- **SHORT PROBLEM**:
Extract every line that contains the string "document".

========

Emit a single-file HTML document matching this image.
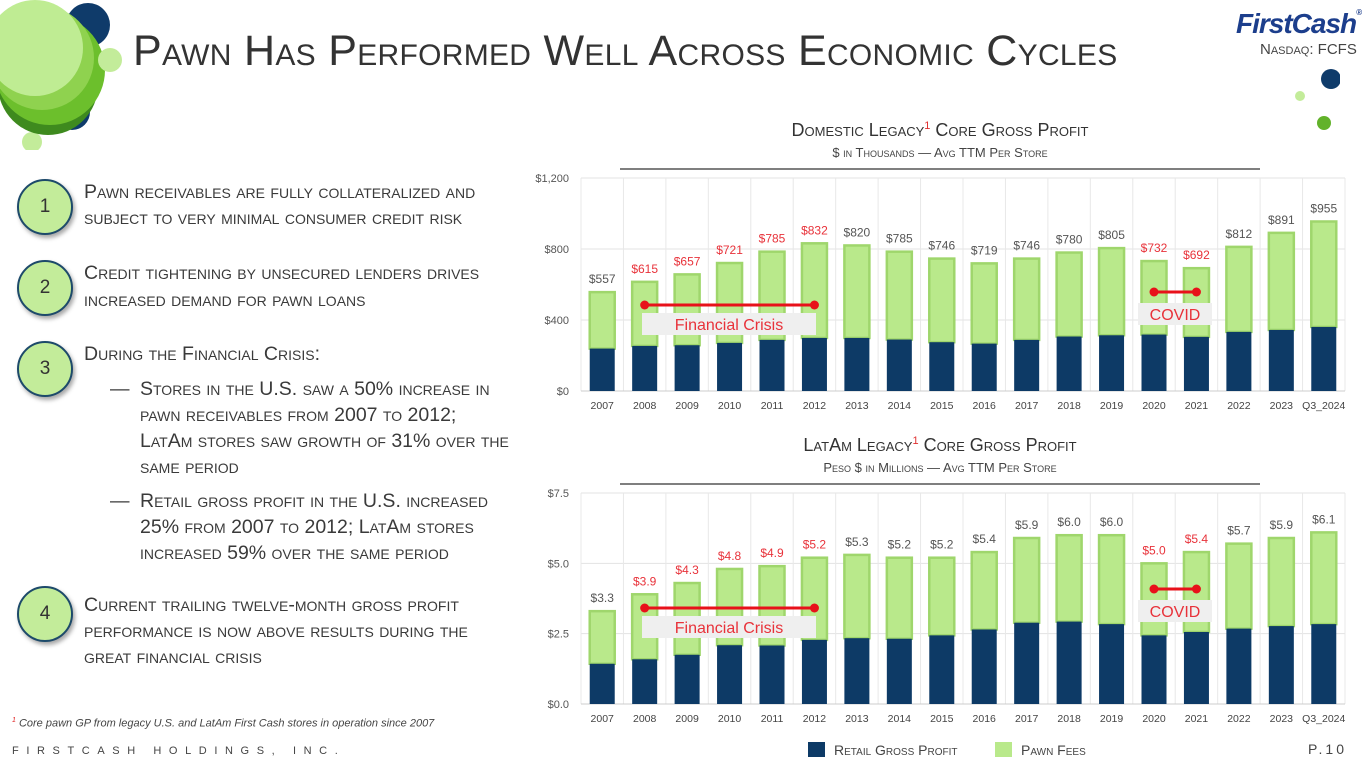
<!DOCTYPE html>
<html><head><meta charset="utf-8">
<style>
body{margin:0;width:1365px;height:768px;overflow:hidden;background:#fff;font-family:"Liberation Sans",sans-serif;position:relative;color:#3a3a3a}
.abs{position:absolute}
.sc{font-variant:small-caps}
.line{position:absolute;left:84px;font-size:19.5px;font-variant:small-caps;white-space:nowrap;color:#3a3a3a}
.num{position:absolute;width:52px;height:52px;border-radius:50%;background:#c3ec9a;border:2px solid #1d4a6a;box-shadow:2px 3px 4px rgba(0,0,0,.35);text-align:center;line-height:52px;font-size:19px;color:#333}
</style></head><body>
<svg class="abs" style="left:0;top:0" width="140" height="150">
<circle cx="88" cy="25" r="22" fill="#0f3b6a"/><circle cx="72" cy="112" r="18" fill="#0f3b6a"/>
<circle cx="32" cy="142" r="10" fill="#c3ec9a"/>
<circle cx="48" cy="85" r="50" fill="#3e8a1e"/><circle cx="50" cy="70" r="55" fill="#6cbf2c"/>
<circle cx="110" cy="60" r="12" fill="#c3ec9a"/>
<circle cx="42" cy="58" r="52" fill="#8fd24f"/><circle cx="35" cy="48" r="48" fill="#bfec93"/>
</svg>
<div class="abs" style="left:133px;top:27px;font-size:43px;font-variant:small-caps;color:#333;letter-spacing:0.3px;white-space:nowrap">Pawn Has Performed Well Across Economic Cycles</div>
<div class="abs" style="left:1236px;top:8px;font-size:28px;font-weight:bold;font-style:italic;color:#1c3e8c;letter-spacing:-1px">FirstCash<span style="font-size:8px;vertical-align:top">®</span></div>
<div class="abs sc" style="left:1260px;top:41px;font-size:15px;color:#444">Nasdaq: FCFS</div>
<svg class="abs" style="left:1280px;top:60px" width="60" height="80">
<circle cx="51" cy="19" r="10" fill="#0f3b6a"/><circle cx="20" cy="36" r="5" fill="#c3ec9a"/><circle cx="44" cy="63" r="7" fill="#62b22a"/></svg>

<div class="num" style="left:17px;top:179px">1</div>
<div class="num" style="left:17px;top:260px">2</div>
<div class="num" style="left:17px;top:341px">3</div>
<div class="num" style="left:17px;top:586px">4</div>
<div>
<div class="line" style="top:181px">Pawn receivables are fully collateralized and</div>
<div class="line" style="top:207px">subject to very minimal consumer credit risk</div></div>
<div>
<div class="line" style="top:262px">Credit tightening by unsecured lenders drives</div>
<div class="line" style="top:289px">increased demand for pawn loans</div></div>
<div>
<div class="line" style="top:343px">During the Financial Crisis:</div>
<div class="line" style="left:110px;top:378px">—</div>
<div class="line" style="left:140px;top:378px">Stores in the U.S. saw a 50% increase in</div>
<div class="line" style="left:140px;top:404px">pawn receivables from 2007 to 2012;</div>
<div class="line" style="left:140px;top:430px">LatAm stores saw growth of 31% over the</div>
<div class="line" style="left:140px;top:456px">same period</div>
<div class="line" style="left:110px;top:490px">—</div>
<div class="line" style="left:140px;top:490px">Retail gross profit in the U.S. increased</div>
<div class="line" style="left:140px;top:516px">25% from 2007 to 2012; LatAm stores</div>
<div class="line" style="left:140px;top:542px">increased 59% over the same period</div></div>
<div>
<div class="line" style="top:594px">Current trailing twelve-month gross profit</div>
<div class="line" style="top:620px">performance is now above results during the</div>
<div class="line" style="top:646px">great financial crisis</div></div>
<div class="abs" style="left:12px;top:717px;font-size:11px;font-style:italic;color:#444"><sup style="color:#e02020;font-size:7px">1</sup> Core pawn GP from legacy U.S. and LatAm First Cash stores in operation since 2007</div>
<div class="abs" style="left:12px;top:745px;font-size:11px;letter-spacing:7.6px;color:#444">FIRSTCASH HOLDINGS, INC.</div>
<div class="abs" style="left:1308px;top:741px;font-size:14px;letter-spacing:3px;color:#444">P.10</div>

<svg id="charts" class="abs" style="left:0;top:0" width="1365" height="768"></svg>
<script>
const categories=["2007","2008","2009","2010","2011","2012","2013","2014","2015","2016","2017","2018","2019","2020","2021","2022","2023","Q3_2024"];
const domTotal=[557,615,657,721,785,832,820,785,746,719,746,780,805,732,692,812,891,955];
const domRetail=[239,254,258,271,288,299,299,290,275,267,288,307,314,318,305,333,344,361];
const domTicks=[0,400,800,1200];
const latTotal=[3.3,3.9,4.3,4.8,4.9,5.2,5.3,5.2,5.2,5.4,5.9,6.0,6.0,5.0,5.4,5.7,5.9,6.1];
const latRetail=[1.43,1.59,1.75,2.09,2.08,2.28,2.34,2.32,2.44,2.65,2.89,2.93,2.84,2.44,2.56,2.68,2.77,2.84];
const latTicks=[0,2.5,5.0,7.5];
const redIdx=[1,2,3,4,5,13,14];
const svg=document.getElementById('charts');
const NS='http://www.w3.org/2000/svg';
function mk(tag,attrs,parent){const e=document.createElementNS(NS,tag);for(const k in attrs)e.setAttribute(k,attrs[k]);(parent||svg).appendChild(e);return e;}
function chart(cfg){
 const g=mk('g',{});
 
 
 const x0=581,x1=1345,n=categories.length,bw=(x1-x0)/n;
 const y=v=>cfg.yb-(v-cfg.min)/(cfg.max-cfg.min)*(cfg.yb-cfg.yt);
 const xc=i=>x0+bw*(i+0.5);
 const t=mk('text',{x:940,y:cfg.ty,'text-anchor':'middle','font-size':18,fill:'#333','font-variant':'small-caps'},g);
 t.innerHTML=cfg.title1+'<tspan fill="#e03030" font-size="11" dy="-7">1</tspan><tspan dy="7"> Core Gross Profit</tspan>';
 
 
 const s=mk('text',{x:940,y:cfg.ty+21,'text-anchor':'middle','font-size':13,fill:'#444','font-variant':'small-caps'},g);
 s.textContent=cfg.sub;
 
 
 mk('line',{x1:620,x2:1260,y1:cfg.ty+33,y2:cfg.ty+33,stroke:'#555','stroke-width':1.5},g);
 cfg.ticks.forEach(v=>{
  mk('line',{x1:x0,x2:x1,y1:y(v),y2:y(v),stroke:'#e3e3e3'},g);
  const tl=mk('text',{x:x0-12,y:y(v)+4,'text-anchor':'end','font-size':11,fill:'#555'},g);
  tl.textContent=cfg.fmt(v);
  
  
 });
 for(let i=0;i<=n;i++)mk('line',{x1:x0+bw*i,x2:x0+bw*i,y1:cfg.yt,y2:cfg.yb,stroke:'#e8e8e8'},g);
 mk('line',{x1:x0,x2:x1,y1:cfg.yb,y2:cfg.yb,stroke:'#ccc'},g);
 categories.forEach((c,i)=>{
  const w=25,xl=xc(i)-w/2;
  const pb=mk('rect',{x:xl,y:y(cfg.total[i]),width:w,height:y(cfg.retail[i])-y(cfg.total[i]),fill:'#b9e98b',stroke:'#9fd66c','stroke-width':2.5},g);
  
  
  const rb=mk('rect',{x:xl,y:y(cfg.retail[i]),width:w,height:cfg.yb-y(cfg.retail[i]),fill:'#0d3a66'},g);
  
  
  const vl=mk('text',{x:xc(i),y:y(cfg.total[i])-9,'text-anchor':'middle','font-size':12,fill:redIdx.includes(i)?'#e8323a':'#555'},g);
  vl.textContent=cfg.lab(cfg.total[i]);
  
  
  const xl2=mk('text',{x:xc(i),y:cfg.yb+18,'text-anchor':'middle','font-size':10.5,fill:'#444'},g);
  xl2.textContent=c;
  
  
 });
 function ann(a,b,yy,label,lx,ly,lw,name){
  const ag=mk('g',{},g);
  
  
  mk('rect',{x:lx,y:ly,width:lw,height:22,fill:'#efefef'},ag);
  mk('line',{x1:xc(a),x2:xc(b),y1:yy,y2:yy,stroke:'#e8111a','stroke-width':3},ag);
  mk('circle',{cx:xc(a),cy:yy,r:4.5,fill:'#e8111a'},ag);
  mk('circle',{cx:xc(b),cy:yy,r:4.5,fill:'#e8111a'},ag);
  const tx=mk('text',{x:lx+lw/2,y:ly+17,'text-anchor':'middle','font-size':16,fill:'#e8323a'},ag);
  tx.textContent=label;
 }
 ann(1,5,cfg.fcY,'Financial Crisis',642,cfg.fcY+8,174,'financial-crisis-annotation');
 ann(13,14,cfg.cvY,'COVID',1138,cfg.cvY+11,74,'covid-annotation');
}
chart({name:'domestic-chart',title1:'Domestic Legacy',sub:'$ in Thousands — Avg TTM Per Store',ty:136,yt:178,yb:391,min:0,max:1200,ticks:domTicks,total:domTotal,retail:domRetail,fmt:v=>'$'+v.toLocaleString('en-US'),lab:v=>'$'+v,fcY:305,cvY:292});
chart({name:'latam-chart',title1:'LatAm Legacy',sub:'Peso $ in Millions — Avg TTM Per Store',ty:451,yt:493,yb:704,min:0,max:7.5,ticks:latTicks,total:latTotal,retail:latRetail,fmt:v=>'$'+v.toFixed(1),lab:v=>'$'+v.toFixed(1),fcY:608,cvY:589});
const lg=mk('g',{});


mk('rect',{x:808,y:742,width:17,height:15,fill:'#0d3a66'},lg);
const l1=mk('text',{x:834,y:755,'font-size':14,fill:'#444','font-variant':'small-caps'},lg);l1.textContent='Retail Gross Profit';
mk('rect',{x:995,y:742,width:17,height:15,fill:'#b9e98b'},lg);
const l2=mk('text',{x:1021,y:755,'font-size':14,fill:'#444','font-variant':'small-caps'},lg);l2.textContent='Pawn Fees';
</script>
</body></html>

========

- **REPLY**:
Emit a single-file HTML document matching this image.
const svg=document.getElementById('charts');
function mk(tag,attrs,parent){const e=document.createElementNS(NS,tag);for(const k in attrs)e.setAttribute(k,attrs[k]);(parent||svg).appendChild(e);return e;}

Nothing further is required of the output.